Courtesy of Al Jazeera

By: Razanne Chatila 

Three rebel groups in northern Mali have agreed to merge on Monday, which will take effect in 45 days, in an ongoing effort to create a peace process with the government. The three main groups, the National Movement for the Liberation of Azawad (MNLA), the High Council for the Unity of Azawad (HCUA) and the Arab Movement of Azawad (MAA) have signed a deal as part of this peace deal with government in Burkina Faso in June that the three groups said they would disarm.

Although this is a step-in-right-direction, the country still remains unstable.

Just this Sunday, two French journalists were found dead in the northern Mali region of Kidal. They had been “coldly assassinated” by militants. In response, France vowed to help up security measures. According to CNN, radio journalists Claude Verlon and Ghislaine Dupont were abducted on Saturday morning after interviewing a member of the National Movement for the Liberation of Azawad Tuareg separatist group in northern Mali. Their bodies were found on Saturday by a French patrol 12 km outside Kidal, the birthplace of a Tuareg uprising last year that plunged Mali into chaos, leading to a coup in the capital Bamako and the occupation of the northern half of the country by militants linked to al-Qaeda.

Arrests were made on Tuesday for at least 12 people. Although finding out who carried out the killings is still unclear, Al Jazeera reported that Malian government officials pointed the finger at MNLA, a Tuareg separatist movement that is in nominal control of much of the north of Mali. Northern Mali, since 2003, has also acted as a rear base for al-Qaeda’s North African branch, which has used the country’s vast deserts north of Kidal to train fighters, amass arms and prepare for war. They have also funded their operations by kidnapping Westerners, especially French nationals. Not only that, according to global intelligence unit Stratfor, Al-Qaeda in the Islamic Maghreb has carried out at least 18 successful kidnappings of foreigners in the past decade, netting at least $89 million in ransom payments.

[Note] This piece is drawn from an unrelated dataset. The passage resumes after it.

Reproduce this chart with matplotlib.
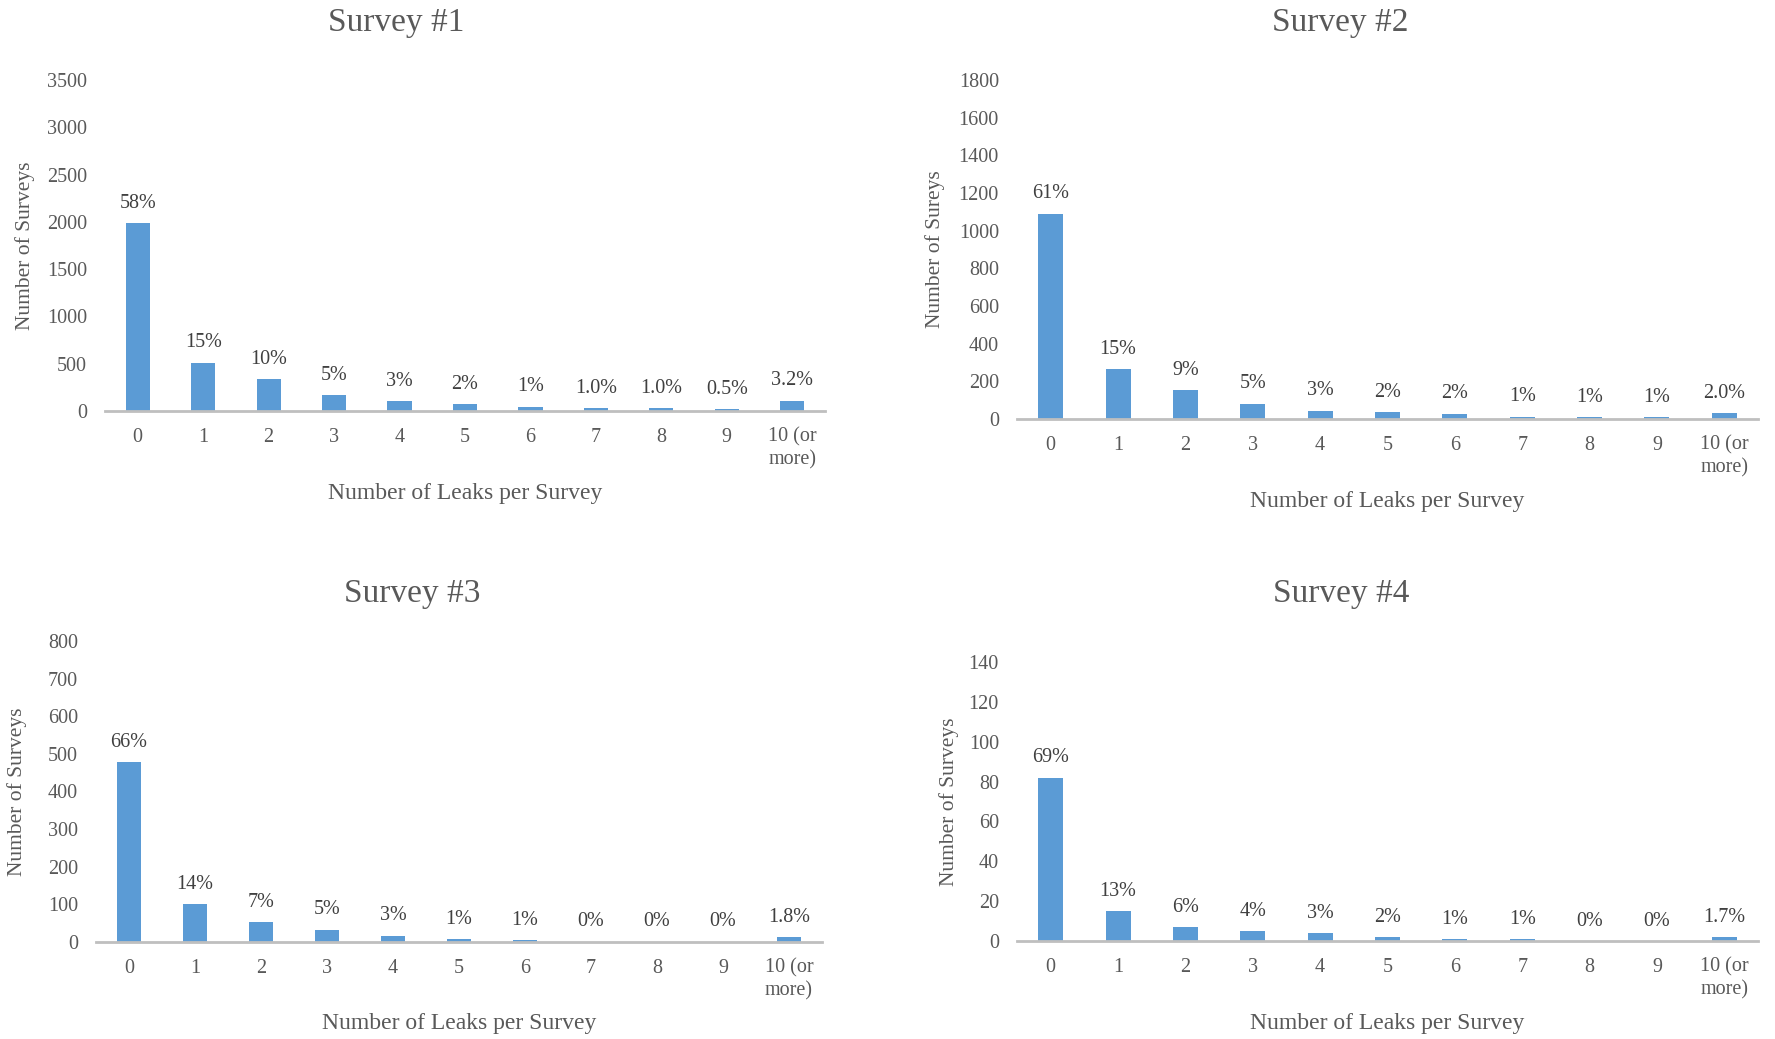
import numpy as np
import matplotlib
matplotlib.use("Agg")
import matplotlib.pyplot as plt

plt.rcParams['font.family'] = ['Liberation Serif', 'DejaVu Serif']

# data
leaks = ["0", "1", "2", "3", "4", "5", "6", "7", "8", "9", "10 (or\nmore)"]

survey1_counts = [1985, 510, 335, 165, 105, 70, 45, 33, 33, 18, 109]
survey1_pcts = ["58%", "15%", "10%", "5%", "3%", "2%", "1%", "1.0%", "1.0%", "0.5%", "3.2%"]

survey2_counts = [1090, 265, 155, 82, 45, 38, 28, 13, 8, 8, 33]
survey2_pcts = ["61%", "15%", "9%", "5%", "3%", "2%", "2%", "1%", "1%", "1%", "2.0%"]

survey3_counts = [478, 100, 52, 33, 17, 7, 4, 1, 1, 1, 12]
survey3_pcts = ["66%", "14%", "7%", "5%", "3%", "1%", "1%", "0%", "0%", "0%", "1.8%"]

survey4_counts = [82, 15, 7, 5, 4, 2, 1, 1, 0, 0, 2]
survey4_pcts = ["69%", "13%", "6%", "4%", "3%", "2%", "1%", "1%", "0%", "0%", "1.7%"]

BAR_COLOR = "#5B9BD5"
TEXT_COLOR = "#595959"
AXIS_COLOR = "#BFBFBF"

W, H = 1775, 1039


def draw_panel(rect, counts, pcts, ymax, ystep, ylabel, title, title_xy,
               ylabel_x, xlabel_y):
    ax = fig.add_axes(rect)
    x = np.arange(len(leaks))
    ax.bar(x, counts, width=0.37, color=BAR_COLOR, zorder=2)
    for xi, c, p in zip(x, counts, pcts):
        ax.annotate(p, (xi, c), xytext=(0, 11), textcoords="offset points",
                    ha="center", va="baseline", fontsize=14.5,
                    color="#404040")
    ax.set_xlim(-0.5, len(leaks) - 0.5)
    ax.set_ylim(0, ymax)
    ax.set_yticks(np.arange(0, ymax + 1, ystep))
    ax.set_xticks(x)
    ax.set_xticklabels(leaks)
    ax.tick_params(axis="both", length=0, labelsize=14.5,
                   labelcolor=TEXT_COLOR)
    ax.tick_params(axis="y", pad=13)
    ax.tick_params(axis="x", pad=12)
    for s in ["top", "right", "left"]:
        ax.spines[s].set_visible(False)
    ax.spines["bottom"].set_color(AXIS_COLOR)
    ax.spines["bottom"].set_linewidth(2)
    ax.spines["bottom"].set_zorder(3)
    ax.patch.set_alpha(0)

    # labels placed in figure pixels like the original layout
    cx = (rect[0] + rect[2] / 2)
    fig.text(cx, 1 - xlabel_y / H, "Number of Leaks per Survey",
             ha="center", va="center", fontsize=17, color=TEXT_COLOR)
    cy = rect[1] + rect[3] / 2
    fig.text(ylabel_x / W, cy, ylabel, rotation=90, ha="center",
             va="center", fontsize=15.5, color=TEXT_COLOR)
    fig.text(title_xy[0] / W, 1 - title_xy[1] / H, title, ha="center",
             va="center", fontsize=24, color=TEXT_COLOR)
    return ax


fig = plt.figure(figsize=(W / 100, H / 100), dpi=100)

draw_panel([105 / W, 1 - 411 / H, 720 / W, 331 / H],
           survey1_counts, survey1_pcts, 3500, 500,
           "Number of Surveys", "Survey #1", (396, 23), 25, 494)
draw_panel([1017 / W, 1 - 419 / H, 741 / W, 339 / H],
           survey2_counts, survey2_pcts, 1800, 200,
           "Number of Sureys", "Survey #2", (1340, 23), 935, 501)
draw_panel([96 / W, 1 - 942 / H, 726 / W, 301 / H],
           survey3_counts, survey3_pcts, 800, 100,
           "Number of Surveys", "Survey #3", (412, 594), 17, 1024)
draw_panel([1017 / W, 1 - 941 / H, 741 / W, 279 / H],
           survey4_counts, survey4_pcts, 140, 20,
           "Number of Surveys", "Survey #4", (1341, 594), 949, 1023)

plt.savefig("out.png", dpi=100)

This reflects a worrisome trend on how rebel groups are fighting in Mali. By using violence, kidnapping and killings to gain attention, the extent of their actions becomes a gamble in the security of not only their country but anyone in this area, citizens and foreigners alike. In a recent article by The Christian Science Monitor it stated that, “Criminal groups and jihadis operating in the Sahel (including northern Mali) have grown fat from the ransoms paid for the release of European kidnap victims. Hence the kidnapping of the two French journalists fits a pattern.” Many nations including the U.S. and Britain have policy and practices in place such as never paying the ransom that makes their citizens “less attractive to kidnappers.”

Nonetheless, the lure of using kidnapping as a segway into negotiations is a disturbing reality. Not only does there need to be global support, but also regional help in coming together to help neighboring states. More action and awareness on this nation is needed to find a lasting solution to Mali’s turbulent state. 

This post reflects the author’s personal opinions, not the opinions of Arizona Model United Nations.